Salah satu contohnya adalah Peraturan Menteri Pendidikan, Kebudayaan, Riset, dan Teknologi Nomor 30 Tahun 2021 tentang Pencegahan dan Penanganan Kekerasan Seksual di Lingkungan Perguruan Tinggi.
"Peraturan ini merupakan terobosan penting karena dapat menjadi suatu pedoman bagi Perguruan Tinggi untuk menyusun kebijakan serta mengambil tindakan pencegahan dan penanganan kekerasan seksual yang pada akhirnya dapat menciptakan kehidupan kampus yang semakin positif, tanpa kekerasan. Peraturan ini juga telah memasukan bentuk kekerasan seksual yang terjadi di dunia teknologi informasi komunikasi. Kami juga berharap lembaga lainnya, baik swasta maupun negeri, untuk mulai mengembangkan kode etik di lembaga masing masing," ujar Menteri Bintang melalui siaran pers di Jakarta, Senin.
Bintang mengatakan kekerasan seksual dapat menimbulkan dampak yang besar bagi perempuan dan anak, diantaranya masalah kesehatan mental, hilangnya produktivitas yang berpengaruh terhadap ekonomi bahkan bisa mengakibatkan kematian.
"Selain merupakan pelanggaran HAM yang serius, pada level negara, beban ekonomi yang ditanggung dalam pencegahan hingga penanganan kekerasan juga sangat besar. Tentunya jika kita dapat menurunkan kekerasan terhadap perempuan dan anak, maka sumber daya ekonomi ini dapat kita manfaatkan untuk kesejahteraan bersama. Untuk itu, kekerasan terhadap perempuan dan anak merupakan masalah kita bersama,” tutur Menteri Bintang.

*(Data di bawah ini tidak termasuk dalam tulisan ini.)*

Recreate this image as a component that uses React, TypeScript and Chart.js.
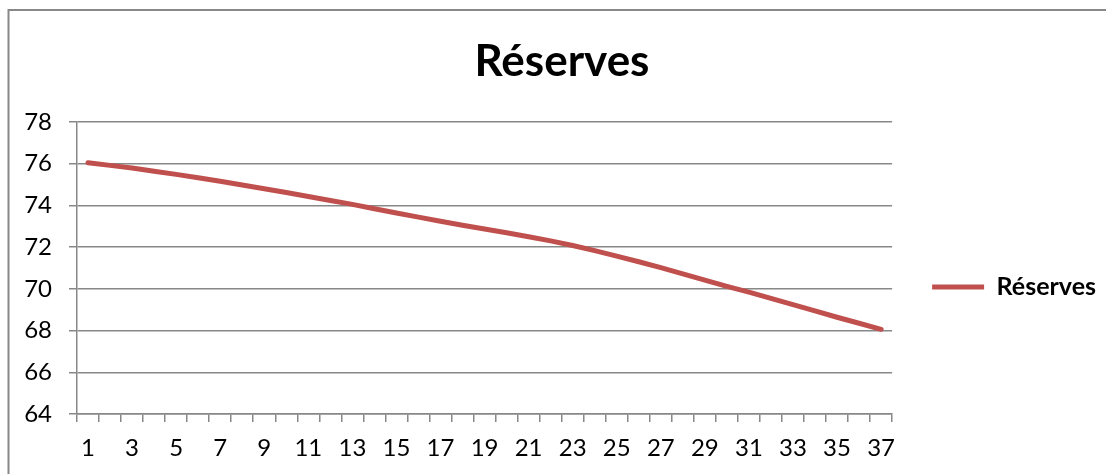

Sampai saat ini, kasus kekerasan terhadap perempuan dan anak tercatat masih tinggi. Berdasarkan data Sistem Informasi Online Perlindungan Perempuan dan Anak Kemen PPPA periode 1 Januari - 31 Mei 2021, terjadi 3.355 kasus kekerasan terhadap perempuan dengan jumlah korban sebanyak 3.410 orang.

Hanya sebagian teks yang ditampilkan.